Instruction:
Would you quote the material below from its first line through the line containing "(t5) at (-4,250)", exactly and with both ends included?

Information given:
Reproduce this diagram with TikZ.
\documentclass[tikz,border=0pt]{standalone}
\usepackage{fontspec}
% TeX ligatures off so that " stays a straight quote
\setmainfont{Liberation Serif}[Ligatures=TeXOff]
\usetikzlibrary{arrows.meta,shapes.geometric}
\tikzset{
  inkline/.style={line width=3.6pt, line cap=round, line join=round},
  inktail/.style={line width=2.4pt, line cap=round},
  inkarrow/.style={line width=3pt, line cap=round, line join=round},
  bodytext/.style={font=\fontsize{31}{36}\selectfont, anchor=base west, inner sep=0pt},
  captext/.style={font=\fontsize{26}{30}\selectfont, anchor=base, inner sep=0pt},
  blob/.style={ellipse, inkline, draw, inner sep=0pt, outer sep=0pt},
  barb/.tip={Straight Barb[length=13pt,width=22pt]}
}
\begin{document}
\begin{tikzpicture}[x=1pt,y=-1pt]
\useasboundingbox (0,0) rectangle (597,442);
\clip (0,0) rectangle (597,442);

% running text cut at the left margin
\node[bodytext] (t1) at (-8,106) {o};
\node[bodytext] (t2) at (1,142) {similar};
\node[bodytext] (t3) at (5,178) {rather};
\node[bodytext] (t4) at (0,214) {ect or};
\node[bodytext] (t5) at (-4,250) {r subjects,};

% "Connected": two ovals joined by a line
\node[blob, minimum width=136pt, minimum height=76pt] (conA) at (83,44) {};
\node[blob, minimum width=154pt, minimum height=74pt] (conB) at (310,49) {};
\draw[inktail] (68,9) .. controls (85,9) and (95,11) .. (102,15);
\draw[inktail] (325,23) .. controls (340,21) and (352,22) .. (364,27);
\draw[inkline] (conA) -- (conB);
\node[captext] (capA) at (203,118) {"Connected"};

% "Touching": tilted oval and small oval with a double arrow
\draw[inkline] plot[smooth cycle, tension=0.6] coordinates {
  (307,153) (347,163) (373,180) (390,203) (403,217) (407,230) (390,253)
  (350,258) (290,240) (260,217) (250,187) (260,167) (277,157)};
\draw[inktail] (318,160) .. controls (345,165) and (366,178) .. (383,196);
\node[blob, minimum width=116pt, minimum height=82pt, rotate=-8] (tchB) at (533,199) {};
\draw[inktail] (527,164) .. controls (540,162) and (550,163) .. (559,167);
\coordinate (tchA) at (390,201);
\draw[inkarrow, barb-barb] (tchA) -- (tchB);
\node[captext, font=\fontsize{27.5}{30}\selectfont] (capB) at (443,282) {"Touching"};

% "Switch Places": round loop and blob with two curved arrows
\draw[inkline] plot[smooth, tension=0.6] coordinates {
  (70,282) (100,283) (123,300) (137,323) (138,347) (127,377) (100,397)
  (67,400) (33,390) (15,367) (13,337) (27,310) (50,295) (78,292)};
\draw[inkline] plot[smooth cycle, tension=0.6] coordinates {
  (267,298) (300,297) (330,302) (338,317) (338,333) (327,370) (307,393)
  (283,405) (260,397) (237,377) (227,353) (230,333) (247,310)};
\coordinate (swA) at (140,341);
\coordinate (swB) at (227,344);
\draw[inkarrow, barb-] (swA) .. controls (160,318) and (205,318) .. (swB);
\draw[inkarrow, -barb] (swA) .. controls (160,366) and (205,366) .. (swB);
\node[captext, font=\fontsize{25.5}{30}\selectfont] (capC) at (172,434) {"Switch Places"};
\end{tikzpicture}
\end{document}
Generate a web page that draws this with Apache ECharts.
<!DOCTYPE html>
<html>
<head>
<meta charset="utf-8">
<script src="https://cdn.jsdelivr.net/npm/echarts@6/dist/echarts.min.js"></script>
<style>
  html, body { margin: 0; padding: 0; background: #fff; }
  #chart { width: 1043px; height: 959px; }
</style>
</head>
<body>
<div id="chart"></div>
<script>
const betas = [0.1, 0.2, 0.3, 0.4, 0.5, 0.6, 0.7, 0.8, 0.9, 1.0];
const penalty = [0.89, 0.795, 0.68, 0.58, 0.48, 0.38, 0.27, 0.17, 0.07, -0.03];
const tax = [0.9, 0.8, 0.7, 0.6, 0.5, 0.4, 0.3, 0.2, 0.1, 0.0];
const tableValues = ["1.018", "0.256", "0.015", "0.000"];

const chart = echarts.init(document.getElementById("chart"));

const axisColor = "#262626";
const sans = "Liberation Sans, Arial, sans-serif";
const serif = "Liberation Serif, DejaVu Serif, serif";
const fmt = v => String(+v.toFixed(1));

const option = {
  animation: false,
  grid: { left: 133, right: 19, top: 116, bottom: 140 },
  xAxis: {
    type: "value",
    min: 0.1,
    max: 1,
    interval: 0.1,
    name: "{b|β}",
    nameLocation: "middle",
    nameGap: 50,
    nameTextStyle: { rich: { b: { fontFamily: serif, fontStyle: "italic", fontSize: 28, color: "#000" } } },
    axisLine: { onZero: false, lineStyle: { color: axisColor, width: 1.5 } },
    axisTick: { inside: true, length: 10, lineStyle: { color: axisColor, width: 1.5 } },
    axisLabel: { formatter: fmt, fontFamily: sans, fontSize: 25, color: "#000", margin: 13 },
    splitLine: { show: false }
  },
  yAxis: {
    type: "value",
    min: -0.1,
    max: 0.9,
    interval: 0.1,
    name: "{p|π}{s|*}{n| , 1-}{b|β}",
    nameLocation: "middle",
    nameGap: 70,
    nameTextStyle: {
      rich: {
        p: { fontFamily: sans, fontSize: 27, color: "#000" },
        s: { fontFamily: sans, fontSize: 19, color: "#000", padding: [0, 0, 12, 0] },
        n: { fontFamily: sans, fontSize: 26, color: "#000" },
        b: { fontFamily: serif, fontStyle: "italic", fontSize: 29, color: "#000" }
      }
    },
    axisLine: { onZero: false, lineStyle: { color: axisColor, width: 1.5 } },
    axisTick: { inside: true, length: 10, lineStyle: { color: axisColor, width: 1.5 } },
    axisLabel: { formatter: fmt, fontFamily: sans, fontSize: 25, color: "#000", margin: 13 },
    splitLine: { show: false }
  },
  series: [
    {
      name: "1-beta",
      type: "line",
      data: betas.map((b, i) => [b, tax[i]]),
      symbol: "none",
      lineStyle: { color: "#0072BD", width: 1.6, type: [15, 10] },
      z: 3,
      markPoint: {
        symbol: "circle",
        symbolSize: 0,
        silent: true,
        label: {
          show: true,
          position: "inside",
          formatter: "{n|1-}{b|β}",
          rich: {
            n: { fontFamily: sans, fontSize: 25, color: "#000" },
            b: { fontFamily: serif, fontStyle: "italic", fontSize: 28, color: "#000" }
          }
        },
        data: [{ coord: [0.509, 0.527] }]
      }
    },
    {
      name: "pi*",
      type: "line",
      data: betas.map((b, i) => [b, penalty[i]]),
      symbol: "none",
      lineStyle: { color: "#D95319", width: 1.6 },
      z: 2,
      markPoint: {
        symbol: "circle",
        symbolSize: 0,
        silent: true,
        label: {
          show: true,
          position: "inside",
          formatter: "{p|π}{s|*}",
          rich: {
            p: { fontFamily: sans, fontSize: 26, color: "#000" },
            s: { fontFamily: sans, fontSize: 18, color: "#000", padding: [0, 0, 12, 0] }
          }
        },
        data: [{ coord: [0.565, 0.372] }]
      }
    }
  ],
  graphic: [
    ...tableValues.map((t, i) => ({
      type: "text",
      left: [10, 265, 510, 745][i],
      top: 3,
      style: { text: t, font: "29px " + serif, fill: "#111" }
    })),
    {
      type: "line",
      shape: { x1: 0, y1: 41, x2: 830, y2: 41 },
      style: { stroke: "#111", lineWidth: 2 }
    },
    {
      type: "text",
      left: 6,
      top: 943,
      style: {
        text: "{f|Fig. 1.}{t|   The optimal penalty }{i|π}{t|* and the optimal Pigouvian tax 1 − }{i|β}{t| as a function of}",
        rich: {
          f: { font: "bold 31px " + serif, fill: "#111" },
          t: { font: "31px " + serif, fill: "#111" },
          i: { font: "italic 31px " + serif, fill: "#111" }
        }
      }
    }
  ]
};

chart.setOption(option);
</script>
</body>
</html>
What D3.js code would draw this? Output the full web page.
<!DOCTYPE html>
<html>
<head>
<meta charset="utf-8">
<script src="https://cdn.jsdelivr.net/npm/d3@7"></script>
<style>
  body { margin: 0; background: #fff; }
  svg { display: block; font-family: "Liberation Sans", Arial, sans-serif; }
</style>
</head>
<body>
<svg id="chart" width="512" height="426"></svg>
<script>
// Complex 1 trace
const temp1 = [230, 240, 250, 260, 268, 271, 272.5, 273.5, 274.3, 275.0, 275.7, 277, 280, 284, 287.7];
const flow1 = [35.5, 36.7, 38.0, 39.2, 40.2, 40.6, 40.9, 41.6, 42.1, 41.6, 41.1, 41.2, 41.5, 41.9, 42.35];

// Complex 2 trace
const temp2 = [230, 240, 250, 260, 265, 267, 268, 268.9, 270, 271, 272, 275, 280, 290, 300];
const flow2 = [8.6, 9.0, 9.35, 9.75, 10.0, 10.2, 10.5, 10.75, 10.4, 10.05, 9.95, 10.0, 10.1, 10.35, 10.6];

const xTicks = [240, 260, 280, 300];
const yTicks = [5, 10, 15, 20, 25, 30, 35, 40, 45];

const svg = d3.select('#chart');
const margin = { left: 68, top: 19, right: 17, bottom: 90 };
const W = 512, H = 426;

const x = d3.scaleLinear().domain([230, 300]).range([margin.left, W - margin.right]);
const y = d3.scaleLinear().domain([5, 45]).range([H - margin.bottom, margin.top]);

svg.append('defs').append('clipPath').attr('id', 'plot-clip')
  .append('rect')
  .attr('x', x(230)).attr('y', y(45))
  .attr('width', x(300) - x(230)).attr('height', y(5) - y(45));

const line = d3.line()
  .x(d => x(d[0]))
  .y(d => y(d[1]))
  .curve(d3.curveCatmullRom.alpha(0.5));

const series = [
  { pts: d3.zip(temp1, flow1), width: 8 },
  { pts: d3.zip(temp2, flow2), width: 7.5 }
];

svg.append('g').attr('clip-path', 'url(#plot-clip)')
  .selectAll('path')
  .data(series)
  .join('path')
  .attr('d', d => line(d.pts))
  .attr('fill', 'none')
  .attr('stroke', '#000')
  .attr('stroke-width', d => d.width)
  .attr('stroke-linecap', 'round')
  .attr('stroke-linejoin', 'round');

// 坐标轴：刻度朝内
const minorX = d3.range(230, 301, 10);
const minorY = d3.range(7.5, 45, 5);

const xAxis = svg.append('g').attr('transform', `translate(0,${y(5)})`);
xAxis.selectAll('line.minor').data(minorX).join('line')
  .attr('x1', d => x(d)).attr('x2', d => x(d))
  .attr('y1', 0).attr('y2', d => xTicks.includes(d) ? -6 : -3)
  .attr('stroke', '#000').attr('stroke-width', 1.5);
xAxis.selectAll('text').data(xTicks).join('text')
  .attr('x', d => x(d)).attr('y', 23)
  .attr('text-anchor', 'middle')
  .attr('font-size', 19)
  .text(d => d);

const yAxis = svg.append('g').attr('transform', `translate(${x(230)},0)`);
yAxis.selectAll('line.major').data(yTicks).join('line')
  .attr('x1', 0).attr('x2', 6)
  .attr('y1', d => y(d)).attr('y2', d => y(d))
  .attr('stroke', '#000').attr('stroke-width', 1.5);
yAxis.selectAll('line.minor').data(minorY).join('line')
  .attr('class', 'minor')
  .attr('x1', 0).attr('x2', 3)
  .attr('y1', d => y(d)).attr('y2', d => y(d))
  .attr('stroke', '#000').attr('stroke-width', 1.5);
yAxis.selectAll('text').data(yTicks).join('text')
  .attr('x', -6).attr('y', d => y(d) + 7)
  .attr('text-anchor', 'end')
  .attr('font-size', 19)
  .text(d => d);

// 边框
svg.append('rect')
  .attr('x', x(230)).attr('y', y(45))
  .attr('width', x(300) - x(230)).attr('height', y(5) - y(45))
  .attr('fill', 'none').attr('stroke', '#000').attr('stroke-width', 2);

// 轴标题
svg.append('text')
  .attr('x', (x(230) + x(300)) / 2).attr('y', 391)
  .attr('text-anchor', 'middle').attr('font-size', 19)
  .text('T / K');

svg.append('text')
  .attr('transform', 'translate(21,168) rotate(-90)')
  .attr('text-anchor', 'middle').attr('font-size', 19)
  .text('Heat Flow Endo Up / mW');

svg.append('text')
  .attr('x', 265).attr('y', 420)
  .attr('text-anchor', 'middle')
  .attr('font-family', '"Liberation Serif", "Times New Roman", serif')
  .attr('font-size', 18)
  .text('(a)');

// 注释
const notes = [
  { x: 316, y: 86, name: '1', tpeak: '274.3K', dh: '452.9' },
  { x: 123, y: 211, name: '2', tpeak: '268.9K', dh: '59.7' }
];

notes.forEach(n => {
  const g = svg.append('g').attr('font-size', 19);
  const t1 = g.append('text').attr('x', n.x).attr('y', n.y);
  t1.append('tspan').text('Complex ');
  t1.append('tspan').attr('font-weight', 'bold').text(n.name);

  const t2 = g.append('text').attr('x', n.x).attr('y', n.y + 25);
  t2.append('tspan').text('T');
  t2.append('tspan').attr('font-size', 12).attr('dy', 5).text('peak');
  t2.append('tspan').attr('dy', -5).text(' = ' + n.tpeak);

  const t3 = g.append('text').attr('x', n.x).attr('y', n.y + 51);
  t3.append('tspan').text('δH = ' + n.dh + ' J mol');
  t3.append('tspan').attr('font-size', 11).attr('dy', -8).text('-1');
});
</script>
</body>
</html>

Answer to this task:
Reproduce this diagram with TikZ.
\documentclass[tikz,border=0pt]{standalone}
\usepackage{fontspec}
% TeX ligatures off so that " stays a straight quote
\setmainfont{Liberation Serif}[Ligatures=TeXOff]
\usetikzlibrary{arrows.meta,shapes.geometric}
\tikzset{
  inkline/.style={line width=3.6pt, line cap=round, line join=round},
  inktail/.style={line width=2.4pt, line cap=round},
  inkarrow/.style={line width=3pt, line cap=round, line join=round},
  bodytext/.style={font=\fontsize{31}{36}\selectfont, anchor=base west, inner sep=0pt},
  captext/.style={font=\fontsize{26}{30}\selectfont, anchor=base, inner sep=0pt},
  blob/.style={ellipse, inkline, draw, inner sep=0pt, outer sep=0pt},
  barb/.tip={Straight Barb[length=13pt,width=22pt]}
}
\begin{document}
\begin{tikzpicture}[x=1pt,y=-1pt]
\useasboundingbox (0,0) rectangle (597,442);
\clip (0,0) rectangle (597,442);

% running text cut at the left margin
\node[bodytext] (t1) at (-8,106) {o};
\node[bodytext] (t2) at (1,142) {similar};
\node[bodytext] (t3) at (5,178) {rather};
\node[bodytext] (t4) at (0,214) {ect or};
\node[bodytext] (t5) at (-4,250) {r subjects,};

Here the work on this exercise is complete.